A spokesperson said: "In addition to providing 24/7 specialist support, we have issued a number of targeted bulletins to further support, guide and reassure NHS staff with cyber-security responsibilities in their organisations.
"NHS Digital is continuing to expand the range of data security services it offers in support of NHS organisations; helping them to take appropriate cyber security measures and respond effectively and safely to cyber security threats."
While many trusts across Yorkshire were unaffected, some were forced to suspend internet access to staff and block incoming external emails until software patches, which update a computers' immunity' were deployed.
Leeds and York Partnership NHS Foundation Trust and the Hull and East Yorkshire trust are continuing to suspend internet access to staff today.
It comes as NHS Digital said that health trusts across England were sent details of an IT security patch that would have protected them from the crippling ransomware attack.
The health service has been rebuked over the weekend for using the outdated Windows XP operating system to store digital information, despite security updates for the software having been discontinued by Microsoft.
But NHS Digital said it had made health trusts aware last month of IT protection that could have prevented the attack.

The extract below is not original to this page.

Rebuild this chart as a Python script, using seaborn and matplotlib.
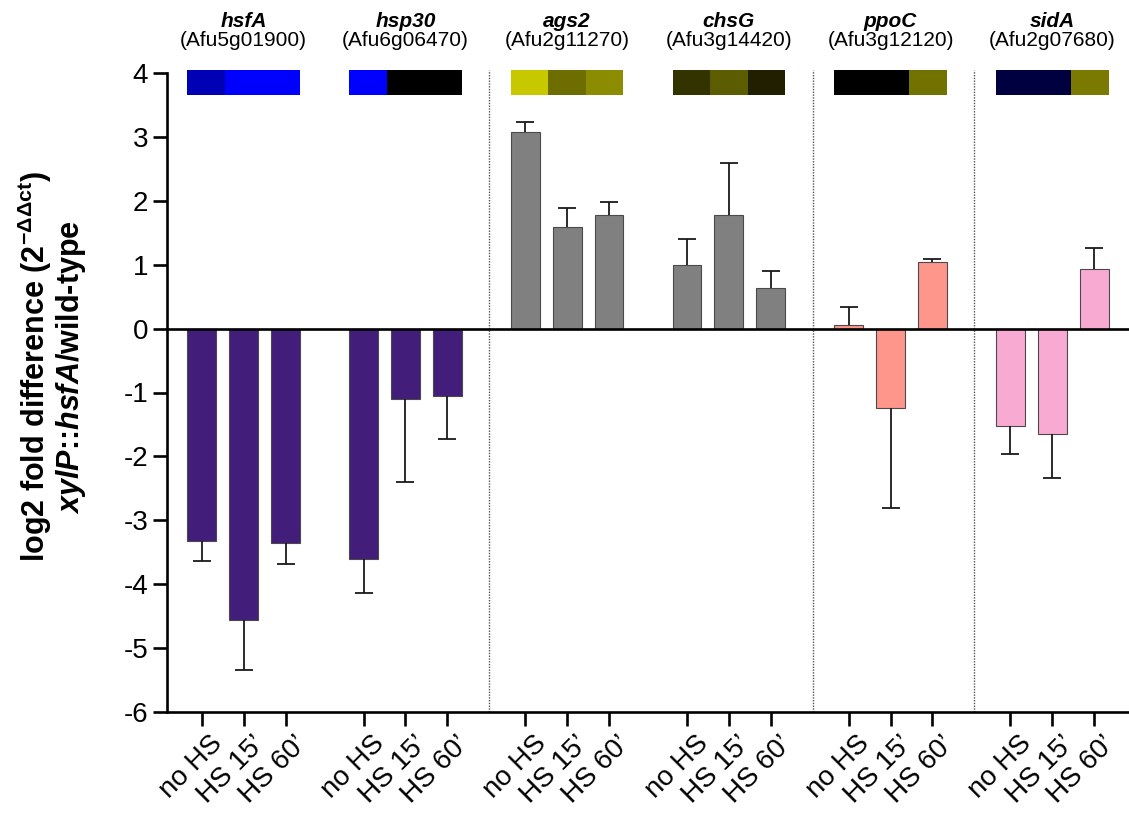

It said in a statement: "NHS Digital issued a targeted update on a secure portal accessible to NHS staff on April 25, and then via a bulletin to more than 10,000 security and IT professionals on April 27 to alert them to this specific issue.
"These alerts included a patch to protect their systems. This guidance was also reissued on Friday following emergence of this issue."
The Prime Minister's spokesman said today that less than five per cent of NHS systems are still running Windows XP and that other Windows operating systems were also affected.
He said it was "too early to say" what the overall cost of the attack to public coffers would be..
In a statement on behalf of several Yorkshire CCGs, NHS England said the majority of GP practices are as usual today, but that some are "still bringing their IT and clinical systems back online" following the attack.
Patients have been warned that some practices may not yet have full access to records, prescriptions, appointments or telephone systems.
The statement said: "However, all GP practices will be using well-tested contingency plans to ensure that services can
continue to be provided.
"The NHS is asking patients to continue to use the NHS wisely and remember that they can seek help and advice from a range of other sources, such as pharmacies or 111."
People are being advised to attend pre-booked appointments as usual unless contacted directly.